Thornton family home, Sheffield


Who hasn’t eaten a piece of Thornton’s Special Toffee or had a Thornton’s Continental chocolate or Cappuccino Egg melt on their tongue? All stories start somewhere and the Thornton’s story started in Sheffield in 1911 when travelling confectioner Joseph Thornton opened up a sweet shop. Could he know how successful it would be? No, not really as he carried on with his job and entrusted his 14-year-old son Norman with the running of the corner shop. He told him to “make this the best sweet shop in town” - and that’s what he did. Here I am at the home where Norman and his brother Stanley lived with their mum and dad.


Thanks to the inviting shop window displays and quality products it wasn’t long before Norman was opening a second shop and a small manufacturing base. After Joseph's death in 1919 the business was passed to the two sons. Norman ran the front end of the business while Stanley (who studied food science at Sheffield University) dealt with the manufacturing. They didn’t get on, argued regularly but both accepted the other was effective in their role. J. W. Thornton Limited was formed in 1921 and by the end of the Second World War the Thornton lads had 40 shops.

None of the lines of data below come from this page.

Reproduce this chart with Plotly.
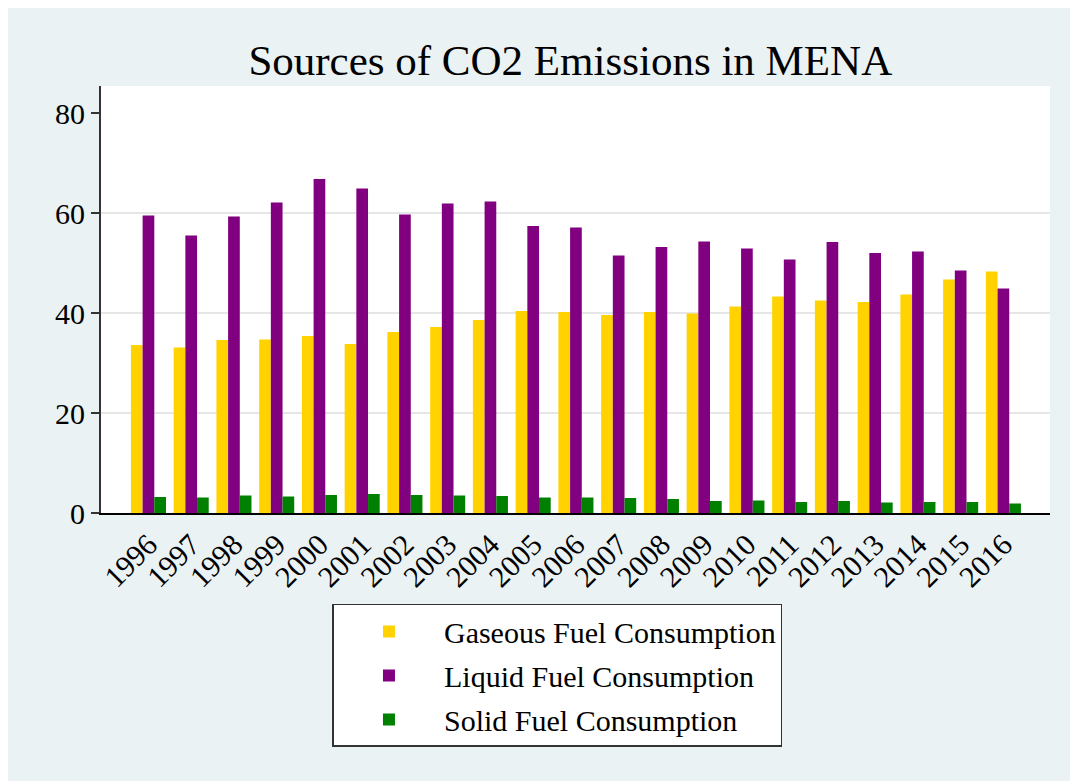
import plotly.graph_objects as go

years = [1996, 1997, 1998, 1999, 2000, 2001, 2002, 2003, 2004, 2005, 2006,
         2007, 2008, 2009, 2010, 2011, 2012, 2013, 2014, 2015, 2016]
year_labels = [str(y) for y in years]
gaseous = [33.6, 33.1, 34.6, 34.7, 35.4, 33.8, 36.2, 37.2, 38.6, 40.4, 40.2,
           39.6, 40.2, 39.9, 41.3, 43.3, 42.5, 42.2, 43.7, 46.7, 48.3]
liquid = [59.5, 55.5, 59.3, 62.1, 66.8, 64.9, 59.7, 61.9, 62.3, 57.4, 57.1,
          51.5, 53.2, 54.3, 52.9, 50.7, 54.2, 52.0, 52.3, 48.5, 44.9]
solid = [3.2, 3.1, 3.5, 3.3, 3.6, 3.8, 3.6, 3.5, 3.4, 3.1, 3.1,
         3.0, 2.8, 2.4, 2.5, 2.2, 2.4, 2.1, 2.2, 2.2, 1.9]
series_names = ["Gaseous Fuel Consumption", "Liquid Fuel Consumption", "Solid Fuel Consumption"]
series_colors = ["#FFD200", "#800080", "#008000"]
y_ticks = [0, 20, 40, 60, 80]
grid_vals = [20, 40, 60]

FONT = "Liberation Serif, Times New Roman, serif"
BG = "#EAF2F3"

fig = go.Figure()
for i, (name, vals, col) in enumerate(zip(series_names, [gaseous, liquid, solid], series_colors)):
    fig.add_trace(go.Bar(x=years, y=vals, name=name, marker_color=col,
                         marker_line_width=0, legendgroup=f"g{i}"))

shapes = []
for g in grid_vals:
    shapes.append(dict(type="line", xref="paper", yref="y", x0=0, x1=1, y0=g, y1=g,
                       line=dict(color="#E6E6E6", width=2), layer="below"))

fig.update_layout(
    width=1070, height=773,
    margin=dict(l=93, r=28, t=78, b=268),
    paper_bgcolor=BG,
    plot_bgcolor="white",
    barmode="group", bargap=0.18, bargroupgap=0,
    shapes=shapes,
    title=dict(text="Sources of CO2 Emissions in MENA", x=0.5255, xanchor="center",
               y=0.933, yanchor="middle", font=dict(family=FONT, size=43, color="black")),
    font=dict(family=FONT, color="black"),
    xaxis=dict(range=[1994.89, 2017.09], tickmode="array", tickvals=years, ticktext=year_labels,
               tickangle=-45, tickfont=dict(family=FONT, size=30, color="black"),
               showline=True, linecolor="black", linewidth=2, ticks="", showgrid=False,
               zeroline=False),
    yaxis=dict(range=[0, 85.4], tickmode="array", tickvals=y_ticks,
               tickfont=dict(family=FONT, size=30, color="black"),
               showline=True, linecolor="#333333", linewidth=2, ticks="outside",
               ticklen=8, tickwidth=1.5, tickcolor="#333333", showgrid=False, zeroline=False),
    legend=dict(x=0.481, xanchor="center", y=-0.213, yanchor="top",
                bgcolor="white", bordercolor="#333333", borderwidth=1.5,
                font=dict(family=FONT, size=30, color="black"),
                tracegroupgap=2, itemwidth=100),
)

fig.write_html("out.html")
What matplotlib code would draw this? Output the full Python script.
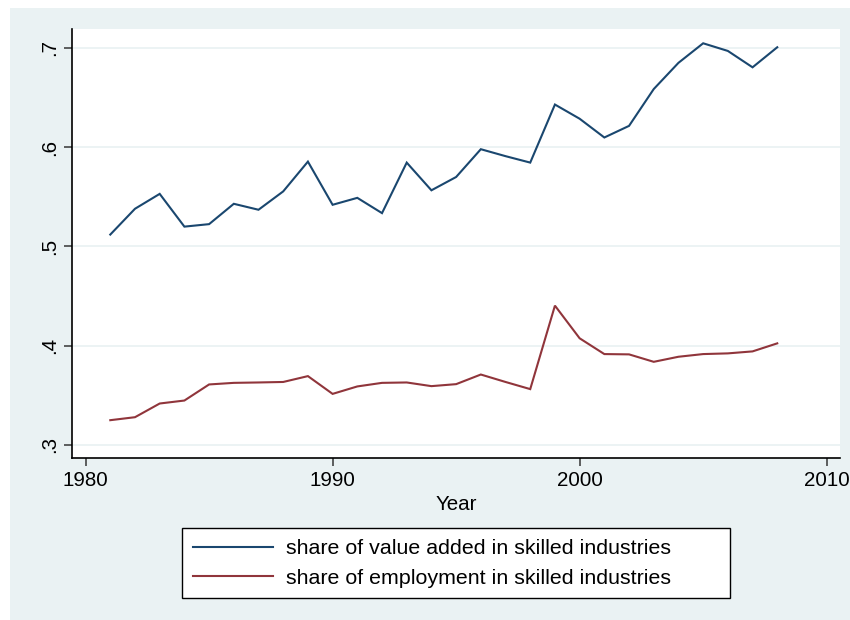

In 1988 the business was floated on the stock market and nowadays there are 500 retail shops (400 owned, the rest are franchises.) In 2015 it was bought by Italian chocolate company Ferroro for £112 million and has an annual turnover of approximately £200 million.


It all started here at 64, Fitzwalker Road, a suburban area south east of the city centre. I’m not sure how long the Thornton’s lived here as when they opened their second shop they moved there. They lived “overth’ shop” and worked in the basement, testing recipes, hand-dipping violet creams, hand-rolling sweets, boiling mint rock over a gas fire in the basement. Good to see where the empire started. I did a salute and left.